After examining the body of evidence presented during trial, the Sixth Circuit refused to prescribe a new healthcare-fraud trial for Dr. Anis Chalhoub. A jury convicted the London (Ky.) cardiologist under 18 U.S.C. § 1347 for billing Medicare and other insurers for unnecessarily implanted pacemakers. Although “some of the government’s tactics here leave something to be desired,” a unanimous panel in US v. Chalhoub affirmed.
The government deployed an array of weapons from the arsenal available to health care fraud investigators nowadays. Data mining demonstrated that Dr. Chalhoub “had no trouble staying busy,” performing 853 stress tests in a year, while 75% of U.S. cardiologists performed 336 or fewer.
The prosecution’s lead expert reviewed 31 of Dr. Chalhoub’s procedures and testified that 27 were unnecessary. One of the other testifying cardiologists recounted turning off or turning down the pacemakers in 20 unnamed patients of Dr. Chalhoub, compared to 1 of 5,000+ pacemakers he had turned off during his career.
“Both Damning and Unanswerable”
The panel (Nalbandian (op.), Siler, Stranch) expressed “sympath[y]” for Dr. Chalhoub’s Due Process argument: that expert testimony regarding unnamed patients hindered his ability to present a meaningful defense. If the conviction rested on “damning but unanswerable” expert testimony about the anonymous cases, that would seriously prejudice the defendant’s ability to respond.

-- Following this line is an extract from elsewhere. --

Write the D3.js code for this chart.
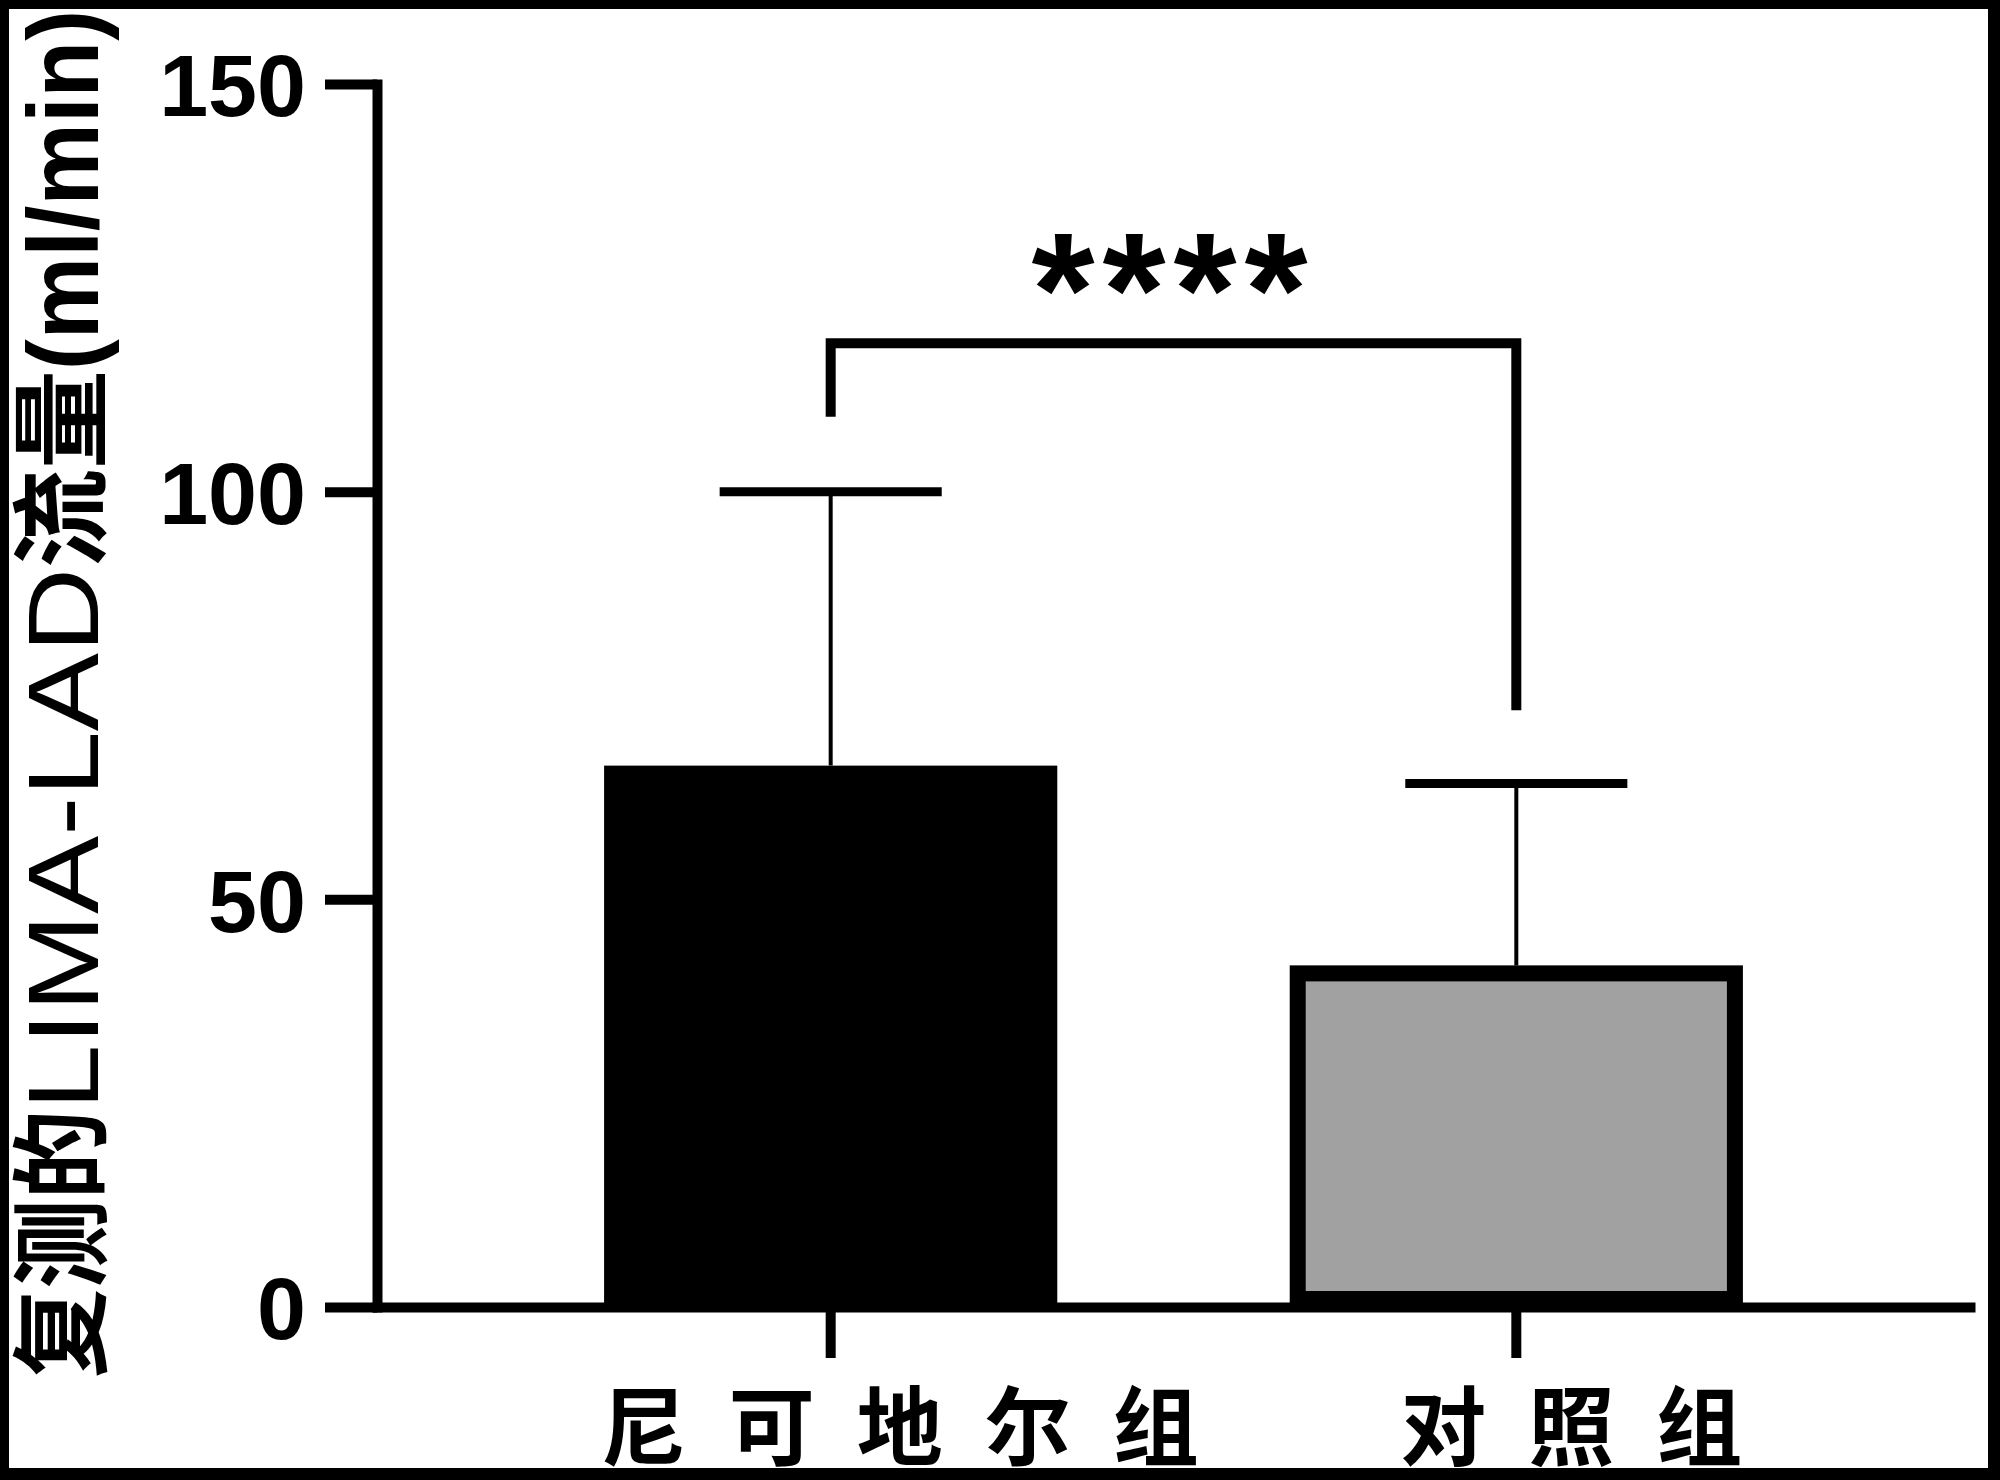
<!DOCTYPE html>
<html>
<head>
<meta charset="utf-8">
<script src="https://cdn.jsdelivr.net/npm/d3@7"></script>
<style>
  body { margin: 0; background: #fff; }
  svg { display: block; }
</style>
</head>
<body>
<div id="chart"></div>
<script>
// datos
const groups = ["尼可地尔组", "对照组"];
const means = [66.4, 41.9];
const sds = [33.6, 22.3];
const yTicks = [0, 50, 100, 150];
const sig = { label: "****", top: 118.2, leftEnd: 109.2, rightEnd: 73.2 };
const yLabelParts = ["复测的", "LIMA-LAD", "流量", "(ml/min)"];

const width = 2000;
const height = 1480;

const svg = d3
  .select("div#chart")
  .append("svg")
  .attr("width", width)
  .attr("height", height);

// marco negro
svg.append("rect").attr("width", width).attr("height", height).attr("fill", "#000");
svg.append("rect")
  .attr("x", 9).attr("y", 9)
  .attr("width", 1979).attr("height", 1459)
  .attr("fill", "#fff");

// escalas
const y = d3.scaleLinear().domain([0, 150]).range([1307, 84]);
const x = d3
  .scaleBand()
  .domain(groups)
  .range([372, 1975])
  .paddingInner(0.339)
  .paddingOuter(0.3385);

const bw = x.bandwidth();
const stroke = 16;

// barras
svg.append("g")
  .selectAll("rect")
  .data(groups)
  .join("rect")
  .attr("x", (d) => x(d) + stroke / 2)
  .attr("y", (d, i) => y(means[i]) + stroke / 2)
  .attr("width", bw - stroke)
  .attr("height", (d, i) => y(0) - y(means[i]) - stroke)
  .attr("fill", (d, i) => (i === 0 ? "#000" : "#a1a1a1"))
  .attr("stroke", "#000")
  .attr("stroke-width", stroke);

// barras de error
const err = svg.append("g").attr("stroke", "#000");
groups.forEach((g, i) => {
  const cx = x(g) + bw / 2;
  err.append("line")
    .attr("x1", cx).attr("x2", cx)
    .attr("y1", y(means[i])).attr("y2", y(means[i] + sds[i]))
    .attr("stroke-width", 4);
  err.append("line")
    .attr("x1", cx - bw * 0.245).attr("x2", cx + bw * 0.245)
    .attr("y1", y(means[i] + sds[i])).attr("y2", y(means[i] + sds[i]))
    .attr("stroke-width", 9);
});

// ejes
const yAxis = d3.axisLeft(y).tickValues(yTicks).tickSize(52).tickSizeOuter(0).tickPadding(19);
const xAxis = d3.axisBottom(x).tickSize(51).tickSizeOuter(0).tickPadding(27);

const yAxisGroup = svg.append("g").attr("transform", "translate(377,0)").call(yAxis);
const xAxisGroup = svg.append("g").attr("transform", `translate(0,${y(0)})`).call(xAxis);

[yAxisGroup, xAxisGroup].forEach((g) => {
  g.selectAll("path, line").attr("stroke", "#000").attr("stroke-width", 10);
});
yAxisGroup.select("path").attr("stroke-linecap", "square");

yAxisGroup.selectAll("text")
  .attr("fill", "#000")
  .style("font-family", "'Liberation Sans', Arial, sans-serif")
  .style("font-weight", "bold")
  .style("font-size", "88px")
  .attr("dy", "0.36em");

xAxisGroup.selectAll("text")
  .attr("fill", "#000")
  .attr("dx", (d, i) => (i === 0 ? 90 : 76))
  .attr("dy", "0.86em")
  .style("font-family", "'Noto Sans CJK SC', sans-serif")
  .style("font-weight", "bold")
  .style("font-size", "86px")
  .style("letter-spacing", "42px");

// significancia
const c1 = x(groups[0]) + bw / 2;
const c2 = x(groups[1]) + bw / 2;
svg.append("path")
  .attr("d", `M${c1},${y(sig.leftEnd)}V${y(sig.top)}H${c2}V${y(sig.rightEnd)}`)
  .attr("fill", "none")
  .attr("stroke", "#000")
  .attr("stroke-width", 10)
  .attr("stroke-linejoin", "miter");

svg.append("text")
  .attr("x", (c1 + c2) / 2)
  .attr("y", y(sig.top) + 2)
  .attr("text-anchor", "middle")
  .style("font-family", "'Liberation Sans', Arial, sans-serif")
  .style("font-weight", "bold")
  .style("font-size", "162px")
  .style("letter-spacing", "8px")
  .text(sig.label);

// titulo eje Y (rotado)
const partLen = [268, 542, 198, 360];
const partFont = ["'Noto Sans CJK SC', sans-serif", "'Liberation Sans', Arial, sans-serif",
  "'Noto Sans CJK SC', sans-serif", "'Liberation Sans', Arial, sans-serif"];
const partWeight = ["bold", "normal", "bold", "bold"];
const yLabel = svg.append("g").attr("transform", "translate(98,1378) rotate(-90)");
let pos = 0;
yLabelParts.forEach((t, i) => {
  yLabel.append("text")
    .attr("x", pos)
    .attr("y", 0)
    .attr("textLength", partLen[i])
    .attr("lengthAdjust", "spacingAndGlyphs")
    .style("font-family", partFont[i])
    .style("font-weight", partWeight[i])
    .style("font-size", "100px")
    .text(t);
  pos += partLen[i];
});
</script>
</body>
</html>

But those 20 weren’t the only patients at issue. (If they were, according to the panel, his claim might have proved “meritorious.”) And Chaloub received notice and a hearing in any event: he filed a motion in limine and wielded (largely unexercised) cross-examination rights for the expert testimony. Nor did the trial court abuse its discretion in admitting this evidence, because testimony about even a single patient would’ve been enough to support a conviction.
Nevertheless, the panel expressed displeasure with the government for sweeping the 20 unnamed patients into its closing argument. Although deemed harmless, the government potentially double-counted fraudulent implants when it “argued in summation that [Dr. Chalhoub] had installed unnecessary pacemakers in 50 patients” without knowing whether the experts’ lists of patients overlapped.
“Appeals to class prejudice”
Similarly, the panel rejected the “close question” raised by the government’s evidence about Dr. Chalhoub’s lifestyle. An FBI agent testified about the doctor’s after-tax income, cars, credit cards, and home improvements: “a handsome living, especially compared to the average wage-earner in London, Kentucky.”
The panel distinguished the evil of “evidence that impermissibly appeals to class prejudice” from expenditures that demonstrate a motive to commit fraud. In this case, no abuse of discretion occurred under the applicable 3-part test under FRE 403: other credible evidence of illegality, money spent that was not available from a legitimate source, and great wealth related to the period of alleged illegal activity. The doctor’s high spending “help[ed] establish Chalhoub’s motive for performing procedures that may not have been necessary.”